Opinion
March 4, 1931.
Appeal from Supreme Court of Niagara County.
John F. McNulty, for the appellant.
Franchot, Runals, Robillard Cohen [ Thomas G. Rickert and Clarence R. Runals of counsel], for the respondent.
Present — SEARS, P.J., CROUCH, TAYLOR, EDGCOMB and CROSBY, JJ.
At the close of plaintiff's case, defendant moved for a dismissal of the complaint for failure to prove negligence and freedom from contributory negligence; also because the proof affirmatively showed plaintiff guilty of negligence which was the cause of the accident. Thereupon the court said: "I will grant the defendant's motion." We have no means of knowing the particular ground upon which the ruling rested. The judgment as entered, that is, the postea, adjudged "that this action be and the same hereby is dismissed upon the merits, and that the defendant have judgment against the plaintiff upon the issues in this action," with costs. Upon being served with a copy of the judgment and notice of entry, plaintiff moved to modify the judgment by striking therefrom the words "on the merits" and by adding thereto the words "that the complaint was dismissed without prejudice, for failure of proof, but not upon the merits." The motion was denied. The appeal here is from the order of denial. Under section 1209 of the Code of Civil Procedure a judgment of dismissal for mere failure of proof was not upon the merits; and regardless of the form of the postea the actuality could be shown, whether the question arose on appeal from the judgment itself or upon motion to correct or amend, or even when pleaded in bar in a second action.
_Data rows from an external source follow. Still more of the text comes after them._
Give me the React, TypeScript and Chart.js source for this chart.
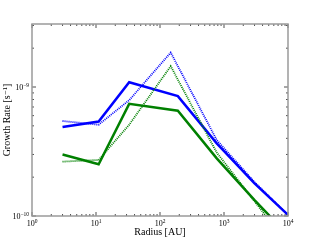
import React, { useEffect, useRef } from "react";
import { Chart, registerables } from "chart.js";

Chart.register(...registerables);

const radiusSolid = [3, 11, 33, 190, 770, 3000, 10000];
const radiusDotted = [3, 11, 33, 147, 770, 3000, 10000];
const blueSolid = [4.9e-10, 5.4e-10, 1.09e-9, 8.5e-10, 3.66e-10, 1.79e-10, 1.02e-10];
const blueDotted = [5.45e-10, 5.1e-10, 7.9e-10, 1.85e-9, 3.88e-10, 1.83e-10, 1.02e-10];
const greenSolid = [3.0e-10, 2.52e-10, 7.4e-10, 6.55e-10, 2.8e-10, 1.33e-10, 7.1e-11];
const greenDotted = [2.64e-10, 2.72e-10, 5.1e-10, 1.45e-9, 3.1e-10, 1.3e-10, 6.0e-11];
const xMajorTicks = [1, 10, 100, 1000, 10000];
const yMajorTicks = [1e-10, 1e-9];
const xTitle = "Radius [AU]";
const yTitle = "Growth Rate [s\u207B\u00B9]";

const FONT = "'Liberation Serif', 'DejaVu Serif', serif";

function pts(xs: number[], ys: number[]) {
  return xs.map((x, i) => ({ x, y: ys[i] }));
}

function drawPow(ctx: CanvasRenderingContext2D, exp: string, x: number, y: number, align: "center" | "right") {
  ctx.font = `8px ${FONT}`;
  const wb = ctx.measureText("10").width;
  ctx.font = `5.5px ${FONT}`;
  const we = ctx.measureText(exp).width;
  const total = wb + we;
  const left = align === "center" ? x - total / 2 : x - total;
  ctx.textAlign = "left";
  ctx.textBaseline = "alphabetic";
  ctx.font = `8px ${FONT}`;
  ctx.fillText("10", left, y);
  ctx.font = `5.5px ${FONT}`;
  ctx.fillText(exp, left + wb, y - 3.5);
}

function minorValues(min: number, max: number) {
  const out: number[] = [];
  const lo = Math.floor(Math.log10(min));
  const hi = Math.ceil(Math.log10(max));
  for (let e = lo; e <= hi; e++) {
    for (let m = 2; m <= 9; m++) {
      const v = m * Math.pow(10, e);
      if (v > min * 1.0001 && v < max * 0.9999) out.push(v);
    }
  }
  return out;
}

const framePlugin = {
  id: "frame",
  afterDraw(chart: any) {
    const { ctx, chartArea: a, scales } = chart;
    const xs = scales.x;
    const ys = scales.y;
    ctx.save();
    ctx.strokeStyle = "#222";
    ctx.lineWidth = 0.8;
    // x ticks
    const drawX = (v: number, len: number) => {
      const px = xs.getPixelForValue(v);
      ctx.beginPath();
      ctx.moveTo(px, a.bottom);
      ctx.lineTo(px, a.bottom - len);
      ctx.moveTo(px, a.top);
      ctx.lineTo(px, a.top + len);
      ctx.stroke();
    };
    const drawY = (v: number, len: number) => {
      const py = ys.getPixelForValue(v);
      ctx.beginPath();
      ctx.moveTo(a.left, py);
      ctx.lineTo(a.left + len, py);
      ctx.moveTo(a.right, py);
      ctx.lineTo(a.right - len, py);
      ctx.stroke();
    };
    xMajorTicks.forEach((v) => drawX(v, 4));
    minorValues(xs.min, xs.max).forEach((v) => drawX(v, 2));
    yMajorTicks.forEach((v) => drawY(v, 4));
    minorValues(ys.min, ys.max).forEach((v) => drawY(v, 2));
    // frame
    ctx.strokeStyle = "#9a9a9a";
    ctx.lineWidth = 1.5;
    ctx.strokeRect(a.left, a.top, a.right - a.left, a.bottom - a.top);
    // labels
    ctx.fillStyle = "#000";
    xMajorTicks.forEach((v) => {
      const px = xs.getPixelForValue(v);
      drawPow(ctx, String(Math.round(Math.log10(v))), px, a.bottom + 10, "center");
    });
    yMajorTicks.forEach((v) => {
      const py = ys.getPixelForValue(v);
      drawPow(ctx, "\u2212" + String(-Math.round(Math.log10(v))), a.left - 3, py + 3, "right");
    });
    ctx.font = `10px ${FONT}`;
    ctx.textAlign = "center";
    ctx.textBaseline = "middle";
    ctx.fillText(xTitle, (a.left + a.right) / 2, 232);
    ctx.translate(7, (a.top + a.bottom) / 2);
    ctx.rotate(-Math.PI / 2);
    ctx.fillText(yTitle, 0, 0);
    ctx.restore();
  },
};

export default function App() {
  const ref = useRef<HTMLCanvasElement>(null);
  useEffect(() => {
    document.body.style.margin = "0";
    const chart = new Chart(ref.current!, {
      type: "line",
      data: {
        datasets: [
          { data: pts(radiusDotted, blueDotted), borderColor: "#0000ff", borderWidth: 1.8, borderDash: [1, 1], pointRadius: 0, clip: 0 } as any,
          { data: pts(radiusDotted, greenDotted), borderColor: "#008000", borderWidth: 1.8, borderDash: [1, 1], pointRadius: 0, clip: 0 } as any,
          { data: pts(radiusSolid, blueSolid), borderColor: "#0000ff", borderWidth: 2.5, pointRadius: 0, clip: 0 } as any,
          { data: pts(radiusSolid, greenSolid), borderColor: "#008000", borderWidth: 2.5, pointRadius: 0, clip: 0 } as any,
        ],
      },
      options: {
        animation: false,
        responsive: false,
        maintainAspectRatio: false,
        layout: { padding: { top: 24, right: 32, left: 0, bottom: 0 } },
        plugins: { legend: { display: false }, tooltip: { enabled: false } },
        elements: { line: { tension: 0 } },
        scales: {
          x: {
            type: "logarithmic",
            min: 1,
            max: 10000,
            grid: { display: false },
            border: { display: false },
            ticks: { display: false },
            afterFit: (s: any) => { s.height = 24; },
          },
          y: {
            type: "logarithmic",
            min: 1e-10,
            max: 3.08e-9,
            grid: { display: false },
            border: { display: false },
            ticks: { display: false },
            afterFit: (s: any) => { s.width = 32; },
          },
        },
      },
      plugins: [framePlugin],
    });
    return () => chart.destroy();
  }, []);
  return <canvas ref={ref} width={320} height={240} style={{ display: "block" }} />;
}
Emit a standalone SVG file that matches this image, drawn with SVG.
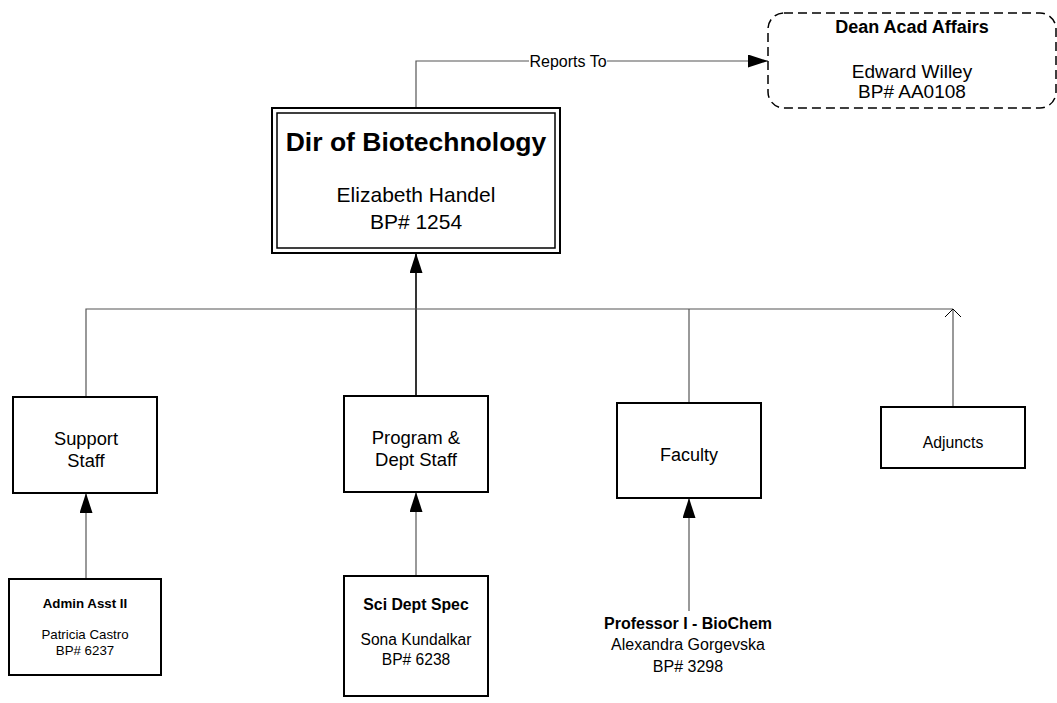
<svg xmlns="http://www.w3.org/2000/svg" width="1057" height="703" viewBox="0 0 1057 703">
<style>
text{font-family:"Liberation Sans",Arial,sans-serif;fill:#000;text-anchor:middle}
.box{fill:#fff;stroke:#000;stroke-width:2}
.ln{fill:none;stroke:#555;stroke-width:1.2}
.b{font-weight:bold}
</style>
<defs>
<marker id="fa" markerWidth="20" markerHeight="13" refX="20" refY="6.5" orient="auto" markerUnits="userSpaceOnUse" viewBox="0 0 20 13">
<path d="M0,0 L20,6.5 L0,13 Z" fill="#000"/>
</marker>
<marker id="oa" markerWidth="10" markerHeight="18" refX="9" refY="9" orient="auto" markerUnits="userSpaceOnUse" viewBox="0 0 10 18">
<path d="M1,1 L9,9 L1,17" fill="none" stroke="#000" stroke-width="1"/>
</marker>
</defs>
<rect width="1057" height="703" fill="#fff"/>
<g id="connectors">
<path class="ln" d="M416,108 V61 H768" marker-end="url(#fa)"/>
<path class="ln" d="M416,396 V253" marker-end="url(#fa)" style="stroke:#000;stroke-width:1.6"/>
<path class="ln" d="M86,397 V309 H953"/>
<path class="ln" d="M689,403 V309"/>
<path class="ln" d="M953,407 V309" marker-end="url(#oa)"/>
<path class="ln" d="M86,579 V493" marker-end="url(#fa)"/>
<path class="ln" d="M416,576 V492" marker-end="url(#fa)"/>
<path class="ln" d="M689,611 V498" marker-end="url(#fa)"/>
<rect x="529" y="52" width="78" height="18" fill="#fff"/>
<text x="568" y="67" font-size="16">Reports To</text>
</g>
<g id="dean">
<rect x="768" y="13" width="288" height="95" rx="16" ry="16" fill="#fff" stroke="#000" stroke-width="1.5" stroke-dasharray="9,5"/>
<text x="912" y="33" font-size="18" class="b">Dean Acad Affairs</text>
<text x="912" y="78" font-size="19">Edward Willey</text>
<text x="912" y="98" font-size="19">BP# AA0108</text>
</g>
<g id="dir">
<rect x="272" y="108" width="288" height="145" fill="#fff" stroke="#000" stroke-width="2"/>
<rect x="277" y="113" width="278" height="135" fill="none" stroke="#000" stroke-width="1.5"/>
<text x="416" y="151" font-size="26.5" class="b">Dir of Biotechnology</text>
<text x="416" y="202" font-size="21">Elizabeth Handel</text>
<text x="416" y="229" font-size="21">BP# 1254</text>
</g>
<g id="support">
<rect class="box" x="13" y="397" width="144" height="96"/>
<text x="86" y="445" font-size="18.3">Support</text>
<text x="86" y="467" font-size="18.3">Staff</text>
</g>
<g id="program">
<rect class="box" x="344" y="396" width="144" height="96"/>
<text x="416" y="444" font-size="18.5">Program &amp;</text>
<text x="416" y="466" font-size="18.5">Dept Staff</text>
</g>
<g id="faculty">
<rect class="box" x="617" y="403" width="144" height="95"/>
<text x="689" y="461" font-size="18">Faculty</text>
</g>
<g id="adjuncts">
<rect class="box" x="881" y="407" width="144" height="61"/>
<text x="953" y="448" font-size="15.8">Adjuncts</text>
</g>
<g id="admin">
<rect class="box" x="9" y="579" width="152" height="96"/>
<text x="85" y="608" font-size="13.3" class="b">Admin Asst II</text>
<text x="85" y="639" font-size="13.3">Patricia Castro</text>
<text x="85" y="655" font-size="13.3">BP# 6237</text>
</g>
<g id="sci">
<rect class="box" x="344" y="576" width="144" height="120"/>
<text x="416" y="610" font-size="15.8" class="b">Sci Dept Spec</text>
<text x="416" y="645" font-size="15.6">Sona Kundalkar</text>
<text x="416" y="665" font-size="15.6">BP# 6238</text>
</g>
<g id="professor">
<text x="688" y="629" font-size="16" class="b">Professor I - BioChem</text>
<text x="688" y="650" font-size="16">Alexandra Gorgevska</text>
<text x="688" y="672" font-size="16">BP# 3298</text>
</g>
</svg>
The rule is now otherwise. The effect of section 482 of the Civil Practice Act, supplemented by subdivision 2 of rule 166 of the Rules of Civil Practice, is to put an end to a claim that has been once litigated and dismissed, even though such a dismissal was for mere failure of proof, unless the plaintiff convinces the court that upon adjournment or at another trial the evidence necessary to prove his case can be produced. So far as Caruso v. Metropolitan Five to Fifty Cent Store ( 214 App. Div. 328) holds to the contrary, we feel constrained not to follow it. In that view we are strengthened by the subsequent decision of the same court in Hollenbeck v. AEtna Casualty Surety Co. ( 215 App. Div. 609). It is highly desirable, if not necessary, that plaintiff should call the matter to the attention of the court at the moment the ruling is made; and the record should disclose whatever proof or probability of proof the plaintiff claims is, or will be, available in the future to close the gap. Unless that is done, there will be nothing upon which an appellate court can act in reviewing the discretion of the trial court upon appeal from the judgment. If plaintiff has failed or omitted when the motion to dismiss was granted thus to call the attention of the court to the matter, it would be only under unusual circumstances that the court would entertain a subsequent motion to amend the judgment so as to relieve it from the ban imposed by section 482 of the Civil Practice Act. Where the question now comes up on the trial of a second action under a plea in bar, the judgment of dismissal, unless disclosing on its face that it was made without prejudice, is conclusively presumed to have been made on the merits. ( Hollenbeck v. AEtna Casualty Surety Co., supra.) (See, also, Littrell v. Allemania Fire Ins. Co., 250 N.Y. 628. )
If we assume here that the dismissal was for mere failure of proof, there is nothing to show an appeal to the court's discretion at the trial, nor any reason why such appeal was omitted. Nor is any such appeal made in the moving papers here, even assuming that the case is one where the circumstances would justify such an appeal on a subsequent motion.
The order should, therefore, be affirmed, with ten dollars costs and disbursements.
All concur.
Order affirmed, with ten dollars costs and disbursements.